What is asked -
Say how many lines of these entries include the word "seaborn", and answer with the number alone.
━━━━━ Records for the exercise ━━━━━
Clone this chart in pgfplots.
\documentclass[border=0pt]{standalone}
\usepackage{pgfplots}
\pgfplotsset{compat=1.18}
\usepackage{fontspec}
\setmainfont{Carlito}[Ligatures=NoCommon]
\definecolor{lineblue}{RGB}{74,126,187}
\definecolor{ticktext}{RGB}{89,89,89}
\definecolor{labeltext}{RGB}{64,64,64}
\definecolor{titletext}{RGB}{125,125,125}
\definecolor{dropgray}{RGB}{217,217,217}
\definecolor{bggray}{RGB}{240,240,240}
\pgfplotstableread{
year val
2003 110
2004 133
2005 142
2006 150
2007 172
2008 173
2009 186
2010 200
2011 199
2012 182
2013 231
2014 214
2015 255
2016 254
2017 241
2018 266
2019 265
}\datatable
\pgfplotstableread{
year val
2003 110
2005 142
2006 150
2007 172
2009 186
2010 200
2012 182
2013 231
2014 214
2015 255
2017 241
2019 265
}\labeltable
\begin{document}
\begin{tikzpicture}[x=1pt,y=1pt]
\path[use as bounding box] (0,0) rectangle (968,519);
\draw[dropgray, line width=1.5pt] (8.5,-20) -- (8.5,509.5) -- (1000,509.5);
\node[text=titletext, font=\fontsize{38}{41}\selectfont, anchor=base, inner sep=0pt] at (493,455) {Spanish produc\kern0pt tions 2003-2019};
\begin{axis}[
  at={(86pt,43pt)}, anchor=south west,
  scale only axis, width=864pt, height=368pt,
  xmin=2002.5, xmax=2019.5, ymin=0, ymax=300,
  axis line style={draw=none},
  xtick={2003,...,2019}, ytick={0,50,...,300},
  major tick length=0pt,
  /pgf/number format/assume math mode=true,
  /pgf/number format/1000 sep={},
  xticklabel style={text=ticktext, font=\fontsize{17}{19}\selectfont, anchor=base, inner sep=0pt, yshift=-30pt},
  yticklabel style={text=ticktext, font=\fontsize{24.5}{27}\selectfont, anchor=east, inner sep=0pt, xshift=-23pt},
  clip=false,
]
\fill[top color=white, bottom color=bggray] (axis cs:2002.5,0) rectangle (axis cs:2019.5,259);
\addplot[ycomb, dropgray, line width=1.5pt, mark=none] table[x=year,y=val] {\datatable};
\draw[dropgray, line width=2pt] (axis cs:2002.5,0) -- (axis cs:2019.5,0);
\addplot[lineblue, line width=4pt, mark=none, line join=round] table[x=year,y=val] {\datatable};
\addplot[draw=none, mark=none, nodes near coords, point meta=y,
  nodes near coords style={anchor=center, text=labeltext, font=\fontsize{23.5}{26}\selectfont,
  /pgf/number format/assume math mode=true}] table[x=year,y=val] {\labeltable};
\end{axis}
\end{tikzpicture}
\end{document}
━━━━━
━━━━━ Records for the exercise ━━━━━
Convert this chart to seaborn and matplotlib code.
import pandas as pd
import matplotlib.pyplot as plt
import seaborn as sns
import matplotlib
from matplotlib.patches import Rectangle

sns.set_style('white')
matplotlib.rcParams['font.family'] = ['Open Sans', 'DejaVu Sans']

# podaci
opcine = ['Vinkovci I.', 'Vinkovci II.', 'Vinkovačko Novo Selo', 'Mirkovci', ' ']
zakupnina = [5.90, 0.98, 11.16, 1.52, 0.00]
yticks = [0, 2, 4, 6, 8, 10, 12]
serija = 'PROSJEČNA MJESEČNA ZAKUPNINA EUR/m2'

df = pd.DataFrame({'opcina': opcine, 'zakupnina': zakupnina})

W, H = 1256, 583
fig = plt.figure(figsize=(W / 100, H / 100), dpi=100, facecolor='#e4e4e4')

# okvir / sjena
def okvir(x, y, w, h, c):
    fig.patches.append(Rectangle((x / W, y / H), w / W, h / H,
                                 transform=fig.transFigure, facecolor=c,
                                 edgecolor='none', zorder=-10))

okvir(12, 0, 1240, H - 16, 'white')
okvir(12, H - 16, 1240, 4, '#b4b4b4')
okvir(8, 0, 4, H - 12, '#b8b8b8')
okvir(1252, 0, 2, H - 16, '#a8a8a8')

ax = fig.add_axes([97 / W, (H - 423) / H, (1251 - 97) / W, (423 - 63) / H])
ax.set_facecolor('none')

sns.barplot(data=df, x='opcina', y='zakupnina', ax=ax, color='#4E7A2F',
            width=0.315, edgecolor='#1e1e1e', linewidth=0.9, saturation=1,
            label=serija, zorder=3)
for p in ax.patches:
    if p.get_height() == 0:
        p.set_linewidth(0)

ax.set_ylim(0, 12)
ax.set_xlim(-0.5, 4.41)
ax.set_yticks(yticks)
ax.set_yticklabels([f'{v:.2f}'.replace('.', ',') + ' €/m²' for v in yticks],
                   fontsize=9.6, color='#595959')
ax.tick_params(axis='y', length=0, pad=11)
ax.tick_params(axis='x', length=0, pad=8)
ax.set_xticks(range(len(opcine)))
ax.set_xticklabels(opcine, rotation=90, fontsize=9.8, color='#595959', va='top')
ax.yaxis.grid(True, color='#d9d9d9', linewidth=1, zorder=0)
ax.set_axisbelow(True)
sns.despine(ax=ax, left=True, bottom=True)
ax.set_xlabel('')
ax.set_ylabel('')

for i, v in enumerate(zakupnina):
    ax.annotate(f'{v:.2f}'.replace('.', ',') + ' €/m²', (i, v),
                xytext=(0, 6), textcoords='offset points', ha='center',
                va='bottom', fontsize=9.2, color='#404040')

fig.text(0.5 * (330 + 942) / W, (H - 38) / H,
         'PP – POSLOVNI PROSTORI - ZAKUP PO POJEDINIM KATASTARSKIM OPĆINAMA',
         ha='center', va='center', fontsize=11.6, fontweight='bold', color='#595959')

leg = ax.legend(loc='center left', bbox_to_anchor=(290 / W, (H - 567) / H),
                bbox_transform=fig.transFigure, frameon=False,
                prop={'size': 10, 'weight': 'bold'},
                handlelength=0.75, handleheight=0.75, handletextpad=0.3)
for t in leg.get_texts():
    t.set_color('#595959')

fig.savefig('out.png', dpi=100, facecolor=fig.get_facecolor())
━━━━━
Exercise output -
2